Justin Jefferson has [totaled] 309 yards after two contests and is on pace for a record-shattering year. T.J. Hockenson and Jordan Addison also had a nice game for the Vikings, as Minnesota's passing and receiving game certainly wasn't the problem last night.

'Pioneer Press' features rookie Jordan Addison's dreams becoming reality

Jordan Addison's NFL career is off to an historic start.

On Thursday, the 21-year-old rookie became the 20th player since 1970 to catch a touchdown in his first two games. He also joins Percy Harvin (2009) and Sammy White (1976) as the only rookies in team history to start a season with touchdown receptions in two consecutive games.

The Pioneer Press featured Addison's story of how he brought his wildest dreams into fruition.

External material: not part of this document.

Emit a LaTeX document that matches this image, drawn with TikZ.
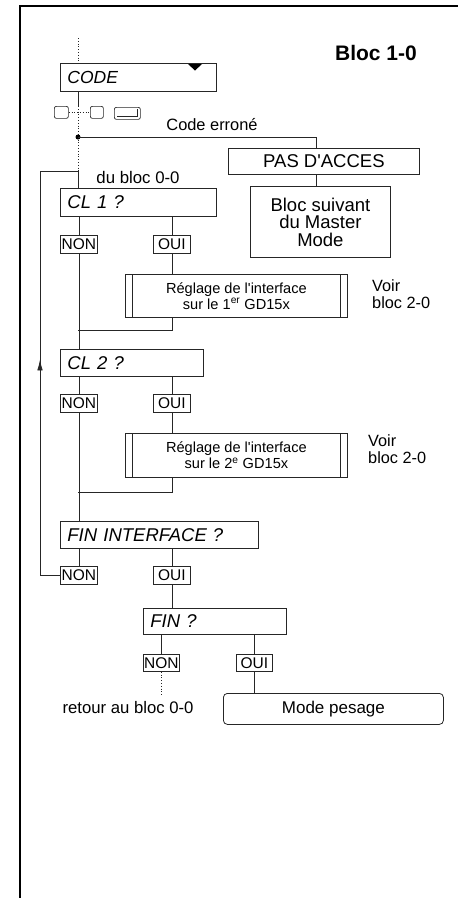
\documentclass[tikz,border=0pt]{standalone}
\usepackage{fontspec}
\setmainfont{Liberation Sans}
\usetikzlibrary{arrows.meta,decorations.markings,calc}
\newcommand\fsz[1]{\fontsize{#1}{#1}\selectfont}
\newcommand\fszl[2]{\fontsize{#1}{#2}\selectfont}

\begin{document}
\begin{tikzpicture}[x=1pt,y=-1pt,
  ln/.style={line width=0.8pt, draw=black!85},
  box/.style={draw=black!85, line width=0.8pt, anchor=north west, inner sep=0pt},
  qbox/.style={box, inner xsep=7pt, inner ysep=0pt, align=left, font=\fsz{18.5}\itshape},
  cbox/.style={box, align=center},
  yn/.style={box, minimum width=37pt, minimum height=18pt, font=\fsz{15.5}},
  key/.style={draw=black!85, line width=0.7pt, rounded corners=2pt, anchor=north west, inner sep=0pt},
  txt/.style={inner sep=0pt},
]
\useasboundingbox (0,0) rectangle (458,898);

% page frame
\draw[line width=1.8pt] (458,6) -- (20,6) -- (20,898);

% title
\node[txt, font=\bfseries\fsz{21}] (title) at (376,53) {Bloc 1-0};

% code entry
\coordinate (top) at (78,38);
\node[qbox, text width=142pt, minimum height=28pt, font=\fsz{17.5}\itshape] (code) at (60,63) {CODE};
\fill[black] (188,64) -- (202,64) -- (195,70.5) -- cycle;
\draw[ln, dotted] (top) -- (top |- code.north);

% keys
\node[key, minimum width=14pt, minimum height=12pt] (k1) at (54,106) {};
\node[key, minimum width=13pt, minimum height=12pt] (k2) at (90,106) {};
\node[key, minimum width=26pt, minimum height=12pt] (k3) at (114,107) {};
\draw[line width=0.6pt, black!85] ($(k3.south west)+(3,-3)$) -- ($(k3.south east)+(-3,-3)$) -- ($(k3.north east)+(-3,2)$);
\draw[ln, dotted] (k1.east) -- (k2.west);

% main line below CODE
\coordinate (kb) at (78,106);
\coordinate (j1) at (78,137);
\coordinate (loopin) at (78,171);
\draw[ln] (code.south -| top) -- (kb);
\draw[ln, dotted] (kb) -- (j1) -- (loopin);
\fill[black] (j1) circle (2.5);

% wrong code branch
\node[txt, font=\fsz{16.4}] (err) at (212,125) {Code erroné};
\node[cbox, minimum width=191pt, minimum height=26pt, font=\fsz{18.5}] (pas) at (228,148) {PAS D\textquotesingle ACCES};
\node[cbox, minimum width=140pt, minimum height=71pt, font=\fszl{18.5}{17.5}] (suiv) at (250,186) {Bloc suivant\\du Master\\Mode};
\coordinate (pasx) at (316,137);
\draw[ln] (j1) -- (pasx) -- (pasx |- pas.north);
\draw[ln] (pasx |- pas.south) -- (pasx |- suiv.north);

\node[txt, font=\fsz{16.8}] (dubloc) at (138,177) {du bloc 0-0};

% CL 1
\node[qbox, text width=142pt, minimum height=28pt] (cl1) at (60,188) {CL 1 ?};
\draw[ln] (loopin) -- (loopin |- cl1.north);
\node[yn] (non1) at (60,235) {NON};
\node[yn] (oui1) at (153,235) {OUI};
\draw[ln] (non1.north |- cl1.south) -- (non1.north);
\draw[ln] (oui1.north |- cl1.south) -- (oui1.north);
\node[cbox, minimum width=222pt, minimum height=43pt, font=\fszl{14.6}{16}] (reg1) at (125,274) {Réglage de l\textquotesingle interface\\sur le 1\textsuperscript{er} GD15x};
\draw[ln] ($(reg1.north west)+(7,0)$) -- ($(reg1.south west)+(7,0)$);
\draw[ln] ($(reg1.north east)+(-7,0)$) -- ($(reg1.south east)+(-7,0)$);
\draw[ln] (oui1.south) -- (oui1.south |- reg1.north);
\coordinate (m1) at (78,330);
\draw[ln] (oui1.south |- reg1.south) -- (oui1.south |- m1) -- (m1);
\node[txt, anchor=north west, align=left, font=\fszl{16.3}{17}] (voir1) at (372,279) {Voir\\bloc 2-0};

% CL 2
\node[qbox, text width=129pt, minimum height=27pt] (cl2) at (60,349) {CL 2 ?};
\draw[ln] (non1.south) -- (non1.south |- cl2.north);
\node[yn] (non2) at (60,394) {NON};
\node[yn] (oui2) at (153,394) {OUI};
\draw[ln] (non2.north |- cl2.south) -- (non2.north);
\draw[ln] (oui2.north |- cl2.south) -- (oui2.north);
\node[cbox, minimum width=222pt, minimum height=44pt, font=\fszl{14.6}{16}] (reg2) at (125,433) {Réglage de l\textquotesingle interface\\sur le 2\textsuperscript{e} GD15x};
\draw[ln] ($(reg2.north west)+(7,0)$) -- ($(reg2.south west)+(7,0)$);
\draw[ln] ($(reg2.north east)+(-7,0)$) -- ($(reg2.south east)+(-7,0)$);
\draw[ln] (oui2.south) -- (oui2.south |- reg2.north);
\coordinate (m2) at (78,492);
\draw[ln] (oui2.south |- reg2.south) -- (oui2.south |- m2) -- (m2);
\node[txt, anchor=north west, align=left, font=\fszl{16.3}{17}] (voir2) at (368,434) {Voir\\bloc 2-0};

% FIN INTERFACE
\node[qbox, text width=184pt, minimum height=27pt] (finint) at (60,521) {FIN INTERFACE ?};
\draw[ln] (non2.south) -- (non2.south |- finint.north);
\node[yn] (non3) at (60,566) {NON};
\node[yn] (oui3) at (153,566) {OUI};
\draw[ln] (non3.north |- finint.south) -- (non3.north);
\draw[ln] (oui3.north |- finint.south) -- (oui3.north);

% loop back to CL 1
\coordinate (lc) at (40,171);
\draw[ln, postaction={decorate}, decoration={markings, mark=at position 236pt with {\arrow{Latex[length=11pt,width=5.5pt]}}}]
  (non3.west) -| (lc) -- (loopin);

% FIN
\node[qbox, text width=129pt, minimum height=26pt] (fin) at (143,608) {FIN ?};
\draw[ln] (oui3.south) -- (oui3.south |- fin.north);
\node[yn, minimum width=36pt, minimum height=17pt] (non4) at (143,654) {NON};
\node[yn, minimum width=36pt, minimum height=17pt] (oui4) at (236,654) {OUI};
\draw[ln] (non4.north |- fin.south) -- (non4.north);
\draw[ln] (oui4.north |- fin.south) -- (oui4.north);
\coordinate (ret) at (161,695);
\draw[ln, dotted] (non4.south) -- (non4.south |- ret);
\node[txt, font=\fsz{16.7}] (retour) at (128,708) {retour au bloc 0-0};
\node[cbox, rounded corners=4pt, minimum width=220pt, minimum height=31pt, font=\fsz{17}] (mode) at (223,693) {Mode pesage};
\draw[ln] (oui4.south) -- (oui4.south |- mode.north);
\end{tikzpicture}
\end{document}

Addison was a freshman at the University of Pittsburgh when he first met Brennan Marion. At the time, Addison was a rising star with the Panthers, and Marion had recently been hired as the program's receivers coach. As they got to know each other, the conversation veered toward what Addison hoped to accomplish in the future.

"He gave me some average goals," Marion said. "I told him to come back tomorrow with his wildest dreams."

In response, Addison dreamed as big as he possibly could, returning to Marion the next day with ambition coursing through his veins.

He wanted to win the Biletnikoff Award, which is given annually to the best receiver in college football. He wanted to bring a conference championship to Pittsburgh for the first time in more than a decade. He wanted to walk across the stage and dap up NFL Commissioner Roger Goodell after getting drafted in the first round.